Abstract

‘Witnessing the Mundane: Spectatorship and the domestic onstage’ by Jessica Nakamura considers how performance can facilitate noticing the mundane and the ethical implications of such noticing. The article analyses contemporary Japanese playwright/director Yamada Yuri’s Wakarō to ha omotteiru kedo (2019) (English title: I’m Trying to Understand You, But … ) to focus on the portrayal of the mundane in domestic settings. Taking place over the course of one evening in the dining room of a woman called Teru’s apartment, Wakarō highlights the mundane elements of our domestic lives while calling attention to their concealment. As the play unfolds and Teru tells her boyfriend Koh about her pregnancy and concerns about it, Wakarō reveals that the home space can contain the potential for pain and domestic everyday activities can conceal harmful acts. By focusing on Wakarō’s treatment of its domestic space and behaviours in it, the article considers the ways in which performance can foster witnessing the mundane.

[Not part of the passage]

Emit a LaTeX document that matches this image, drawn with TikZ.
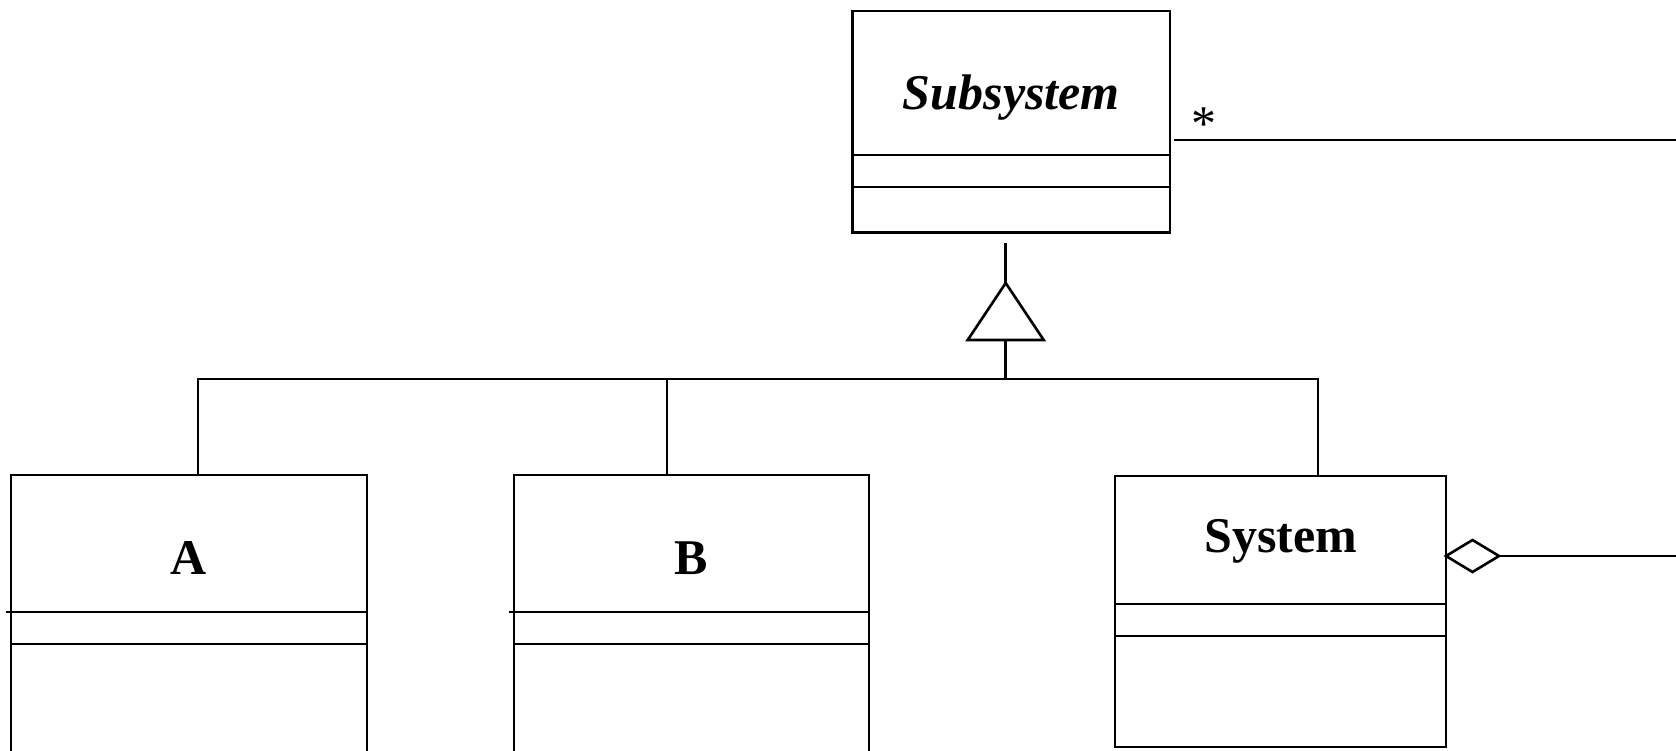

While Wakarō is not mundane in its performance content and style, Wakarō’s setting of the home foregrounds the mundane’s domestic workings and contemplates how we might engage with them. The article follows a major device of the performance: two maids, mysterious, unexplained, yet ever-present in the home space. Through these characters, who are part of the mundane circumstances portrayed onstage and separate enough to observe them, Wakarō models acts of witnessing that can extend beyond the performance itself, enacting a spectatorship to carry forward into future observations of mundane conditions. By extension, the article considers how performances about the mundane can help us expand what counts as witnessing and re-pose questions about the ethics of spectatorship more broadly.